::: DATASET EXCERPT
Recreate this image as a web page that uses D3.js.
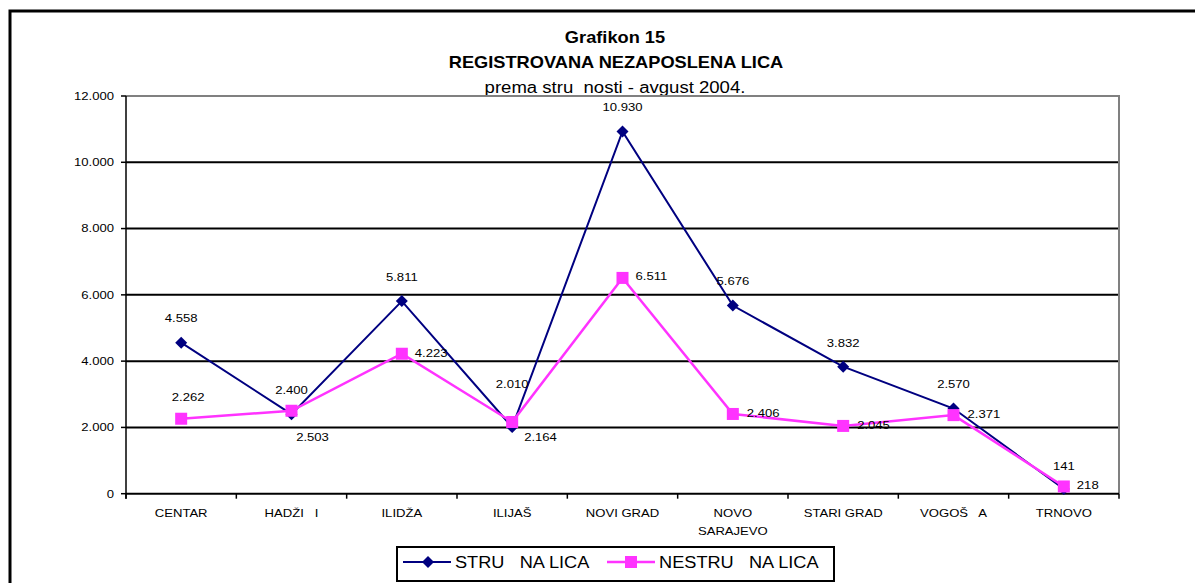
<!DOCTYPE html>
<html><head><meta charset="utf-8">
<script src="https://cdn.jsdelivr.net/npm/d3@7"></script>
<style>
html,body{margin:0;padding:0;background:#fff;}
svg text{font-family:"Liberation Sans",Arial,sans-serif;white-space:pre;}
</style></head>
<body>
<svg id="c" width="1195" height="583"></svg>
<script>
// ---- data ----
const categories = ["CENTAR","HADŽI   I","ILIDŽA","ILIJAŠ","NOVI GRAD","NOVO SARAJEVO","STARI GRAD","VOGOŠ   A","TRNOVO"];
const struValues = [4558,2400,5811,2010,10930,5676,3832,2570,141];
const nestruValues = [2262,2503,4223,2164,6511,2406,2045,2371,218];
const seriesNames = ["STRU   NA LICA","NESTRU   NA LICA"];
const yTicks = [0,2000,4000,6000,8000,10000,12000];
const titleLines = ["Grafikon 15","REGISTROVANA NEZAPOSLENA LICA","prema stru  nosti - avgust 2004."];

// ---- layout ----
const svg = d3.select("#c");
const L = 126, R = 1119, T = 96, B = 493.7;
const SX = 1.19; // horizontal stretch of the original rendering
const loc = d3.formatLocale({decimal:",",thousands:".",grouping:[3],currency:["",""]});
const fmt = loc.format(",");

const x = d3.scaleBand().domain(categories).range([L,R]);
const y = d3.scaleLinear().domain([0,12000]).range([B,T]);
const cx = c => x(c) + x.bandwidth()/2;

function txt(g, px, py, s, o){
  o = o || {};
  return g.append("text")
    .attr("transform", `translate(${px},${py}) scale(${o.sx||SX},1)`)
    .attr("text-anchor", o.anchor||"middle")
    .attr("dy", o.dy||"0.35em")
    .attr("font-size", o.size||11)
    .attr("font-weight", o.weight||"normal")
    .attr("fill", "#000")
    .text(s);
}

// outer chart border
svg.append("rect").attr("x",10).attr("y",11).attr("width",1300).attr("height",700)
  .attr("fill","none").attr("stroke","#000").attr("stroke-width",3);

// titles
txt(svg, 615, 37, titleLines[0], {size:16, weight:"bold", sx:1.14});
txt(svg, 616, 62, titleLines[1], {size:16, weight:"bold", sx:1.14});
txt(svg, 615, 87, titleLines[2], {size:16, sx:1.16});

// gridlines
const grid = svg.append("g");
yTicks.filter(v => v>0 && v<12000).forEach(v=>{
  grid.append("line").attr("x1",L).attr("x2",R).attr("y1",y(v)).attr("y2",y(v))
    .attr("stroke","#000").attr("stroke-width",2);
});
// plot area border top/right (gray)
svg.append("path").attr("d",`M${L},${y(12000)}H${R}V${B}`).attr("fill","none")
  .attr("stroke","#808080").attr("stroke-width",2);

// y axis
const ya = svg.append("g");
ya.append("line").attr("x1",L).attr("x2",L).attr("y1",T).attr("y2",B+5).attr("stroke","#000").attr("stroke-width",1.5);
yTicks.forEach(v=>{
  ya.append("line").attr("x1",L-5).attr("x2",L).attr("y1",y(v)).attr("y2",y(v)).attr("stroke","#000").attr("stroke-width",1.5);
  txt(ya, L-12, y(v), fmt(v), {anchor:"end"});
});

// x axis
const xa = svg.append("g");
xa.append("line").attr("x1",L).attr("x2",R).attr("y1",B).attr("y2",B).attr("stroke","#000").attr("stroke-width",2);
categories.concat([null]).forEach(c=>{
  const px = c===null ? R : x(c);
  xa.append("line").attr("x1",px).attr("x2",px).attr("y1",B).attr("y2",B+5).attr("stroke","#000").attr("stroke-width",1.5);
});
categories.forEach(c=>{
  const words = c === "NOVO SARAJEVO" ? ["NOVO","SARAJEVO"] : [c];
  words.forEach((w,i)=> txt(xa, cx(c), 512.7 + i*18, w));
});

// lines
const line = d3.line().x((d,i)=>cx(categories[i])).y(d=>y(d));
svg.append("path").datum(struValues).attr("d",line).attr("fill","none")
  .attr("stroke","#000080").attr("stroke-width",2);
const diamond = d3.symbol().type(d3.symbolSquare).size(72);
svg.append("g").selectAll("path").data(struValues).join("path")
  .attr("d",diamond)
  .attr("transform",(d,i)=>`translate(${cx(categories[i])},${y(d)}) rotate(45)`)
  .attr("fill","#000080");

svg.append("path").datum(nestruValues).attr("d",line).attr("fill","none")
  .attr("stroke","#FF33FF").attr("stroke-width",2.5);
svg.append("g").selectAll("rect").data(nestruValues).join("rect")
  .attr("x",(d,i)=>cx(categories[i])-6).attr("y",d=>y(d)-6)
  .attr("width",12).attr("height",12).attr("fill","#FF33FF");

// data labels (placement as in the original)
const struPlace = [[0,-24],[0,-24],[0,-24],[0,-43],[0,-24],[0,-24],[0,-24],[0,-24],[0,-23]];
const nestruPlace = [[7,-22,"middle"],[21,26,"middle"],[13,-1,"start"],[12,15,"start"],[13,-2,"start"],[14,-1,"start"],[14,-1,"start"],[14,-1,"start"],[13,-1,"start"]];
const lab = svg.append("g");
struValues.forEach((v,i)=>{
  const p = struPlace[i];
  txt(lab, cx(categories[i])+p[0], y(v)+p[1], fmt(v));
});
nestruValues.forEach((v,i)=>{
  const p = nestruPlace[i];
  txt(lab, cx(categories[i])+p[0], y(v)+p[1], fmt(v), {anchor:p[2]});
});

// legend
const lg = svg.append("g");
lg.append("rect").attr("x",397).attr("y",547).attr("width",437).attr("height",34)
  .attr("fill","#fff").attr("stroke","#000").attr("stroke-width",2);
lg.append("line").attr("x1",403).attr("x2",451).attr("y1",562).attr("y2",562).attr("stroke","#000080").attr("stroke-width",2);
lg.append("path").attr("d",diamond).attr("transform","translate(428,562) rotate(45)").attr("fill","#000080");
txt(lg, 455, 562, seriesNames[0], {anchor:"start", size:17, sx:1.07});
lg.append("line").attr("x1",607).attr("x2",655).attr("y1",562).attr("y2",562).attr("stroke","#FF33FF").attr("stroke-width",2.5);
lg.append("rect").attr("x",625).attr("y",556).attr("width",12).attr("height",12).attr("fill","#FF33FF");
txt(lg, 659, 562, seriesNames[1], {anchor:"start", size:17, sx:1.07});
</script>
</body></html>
::::::
## STATED PROBLEM
Extract the lines exactly, please: the first line of the listing, the line with "nosti - avgust", and every line between them, but no pictures.

## COMPLETE RESPONSE
Recreate this image as a web page that uses D3.js.
<!DOCTYPE html>
<html><head><meta charset="utf-8">
<script src="https://cdn.jsdelivr.net/npm/d3@7"></script>
<style>
html,body{margin:0;padding:0;background:#fff;}
svg text{font-family:"Liberation Sans",Arial,sans-serif;white-space:pre;}
</style></head>
<body>
<svg id="c" width="1195" height="583"></svg>
<script>
// ---- data ----
const categories = ["CENTAR","HADŽI   I","ILIDŽA","ILIJAŠ","NOVI GRAD","NOVO SARAJEVO","STARI GRAD","VOGOŠ   A","TRNOVO"];
const struValues = [4558,2400,5811,2010,10930,5676,3832,2570,141];
const nestruValues = [2262,2503,4223,2164,6511,2406,2045,2371,218];
const seriesNames = ["STRU   NA LICA","NESTRU   NA LICA"];
const yTicks = [0,2000,4000,6000,8000,10000,12000];
const titleLines = ["Grafikon 15","REGISTROVANA NEZAPOSLENA LICA","prema stru  nosti - avgust 2004."];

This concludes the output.